Fonseka told me that the Lankan army had cornered Prabhakaran in a narrow strip of coastal land of just 400 square metres. As the Sri Lankan forces moved in for the final assault at midnight, Prabhakaran, seated in an ambulance, tried to breach the cordon but was thwarted. According to Fonseka, Prabhakaran kept yelling to his body guards, “Don’t surrender, don’t let me down”.

That may have been Prabhakaran’s last words for, according to Fonseka, soon after that the LTTE chief along with his trusted guards was felled by a burst of heavy machinegun fire from the advancing Lankan army infantry battalion. Fonseka told me that only at dawn was the army able to confirm that the LTTE chief was among those dead. They then flew in Karuna, Prabhakaran’s former lieutenant who had defected, to identify the body of the Tiger chief. Days later, reports trickled out that Prabhakaran’s entire family had been caught in the crossfire and killed during the operations.

When I spoke to Defence Secretary Gotabaya that day, he did not want to dwell too much on how Prabhakaran met his end, saying, “Everybody overestimated Prabhakaran’s capacity, including him – I don’t think he was a great strategist as was being claimed.” I then met President Rajapaksa at his Temple Tress residence and he laughed off the question, “I wish we had captured him alive; then we would have sent him to India to face trial for killing former Prime Minister Rajiv Gandhi. He would have then been India’s headache.”

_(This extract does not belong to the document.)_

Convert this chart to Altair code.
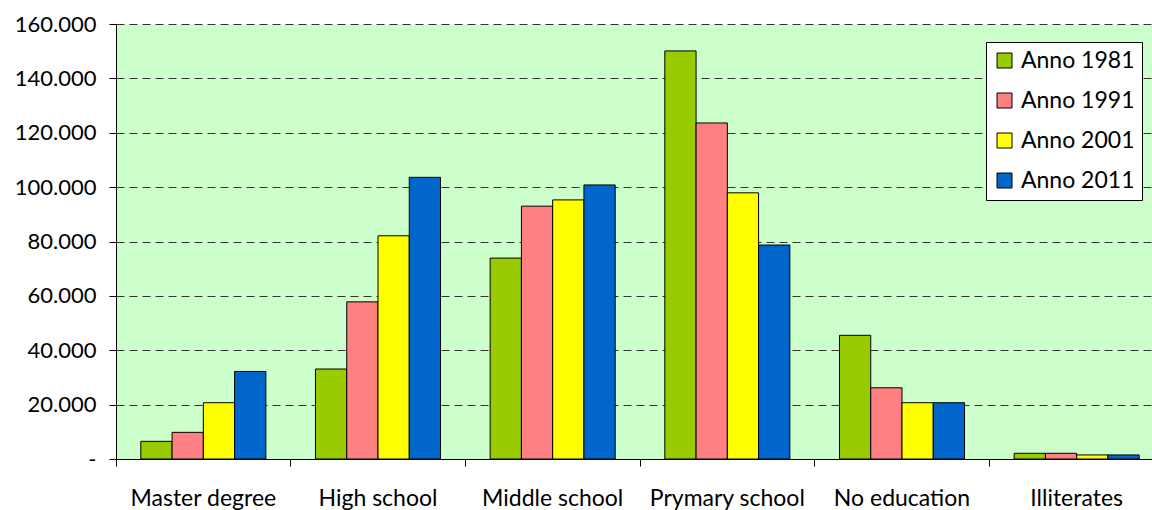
import altair as alt
import pandas as pd

categories = ["Master degree", "High school", "Middle school", "Prymary school", "No education", "Illiterates"]
years = ["Anno 1981", "Anno 1991", "Anno 2001", "Anno 2011"]
v1981 = [6500, 33100, 73900, 150100, 45500, 2100]
v1991 = [9800, 57800, 93000, 123600, 26200, 2100]
v2001 = [20700, 82100, 95300, 97900, 20700, 1500]
v2011 = [32200, 103600, 100800, 78700, 20700, 1500]
colors = ["#99CC00", "#FF8080", "#FFFF00", "#0066CC"]
y_ticks = [0, 20000, 40000, 60000, 80000, 100000, 120000, 140000, 160000]

rows = []
for year, vals in zip(years, [v1981, v1991, v2001, v2011]):
    for cat, v in zip(categories, vals):
        rows.append({"category": cat, "year": year, "value": v})
df = pd.DataFrame(rows)

FONT = "Lato"

chart = alt.Chart(df).mark_bar(stroke="black", strokeWidth=1).encode(
    x=alt.X(
        "category:N",
        sort=categories,
        scale=alt.Scale(range=[0, 1048], paddingInner=0, paddingOuter=0),
        axis=alt.Axis(
            title=None, labelAngle=0, bandPosition=0,
            tickSize=7, tickColor="black", domainColor="black",
            labelFont=FONT, labelFontSize=23, labelColor="black",
            labelPadding=21, labelBaseline="top", grid=False,
        ),
    ),
    xOffset=alt.XOffset("year:N", sort=years, scale=alt.Scale(paddingInner=0, paddingOuter=0.794)),
    y=alt.Y(
        "value:Q",
        scale=alt.Scale(domain=[0, 160000]),
        axis=alt.Axis(
            title=None, values=y_ticks,
            labelExpr="datum.value == 0 ? '-' : replace(format(datum.value, ',.0f'), ',', '.')",
            tickSize=7, tickColor="black", domainColor="black",
            labelFont=FONT, labelFontSize=22, labelColor="black", labelPadding=13,
            grid=True, gridDash=[8, 5], gridColor="#333333", gridWidth=1,
        ),
    ),
    color=alt.Color(
        "year:N", sort=years,
        scale=alt.Scale(domain=years, range=colors),
        legend=alt.Legend(
            title=None, orient="none", legendX=870, legendY=18,
            symbolType="square", symbolSize=225, symbolStrokeColor="black",
            symbolStrokeWidth=1, symbolOpacity=1,
            labelFont=FONT, labelFontSize=23, labelColor="black", labelOffset=5,
            rowPadding=16, padding=7, fillColor="white",
            strokeColor="black",
        ),
    ),
).properties(
    width=1036, height=435,
    padding={"left": 116, "top": 24, "right": 0, "bottom": 51},
    autosize=alt.AutoSizeParams(type="none"),
    background="white",
).configure_view(fill="#CCFFCC", stroke="transparent").configure_legend(strokeWidth=1)

chart.save("out.html", embed_options={"renderer": "svg", "actions": False})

Despite the air of triumph, I noticed an undercurrent of tension building between Fonseka and the Rajapaksa clan. It was apparent that the President was not too happy that Fonseka had emerged as the hero of the war and his advisers feared the army chief harboured political ambitions. Months later, Fonseka did make a run for the Presidency, but was jailed by the government after being found guilty of corrupt deals during his tenure as army chief.

How the LTTE chief and his family finally met their end though remained wrapped in ambiguity. That question was overtaken by the larger issue of human rights violations by the Sri Lankan army during the civil war, with an internal report of the UN Human Right Council (UNHRC) estimating that that there were 40,000 civilian casualties during the Lankan army’s final assault against the Tamil Tigers in 2009.

The Sri Lankan government has vehemently denied the UN report and refused to allow any international investigation into the allegations of human rights violations. In March 2012, under pressure from Tamil Nadu political parties, including its ally DMK, the UPA government, much to the consternation of Sri Lanka, supported a US-sponsored resolution in the UNHRC pushing for reconciliation and accountability in Sri Lanka.

However, for lasting peace in Sri Lanka, alluded to by Kumaratunga, it is as important that President Rajapaksa keeps his promise to meet the demands of the Tamils for equal rights and devolution of powers. It was, after all, the root cause of the civil war.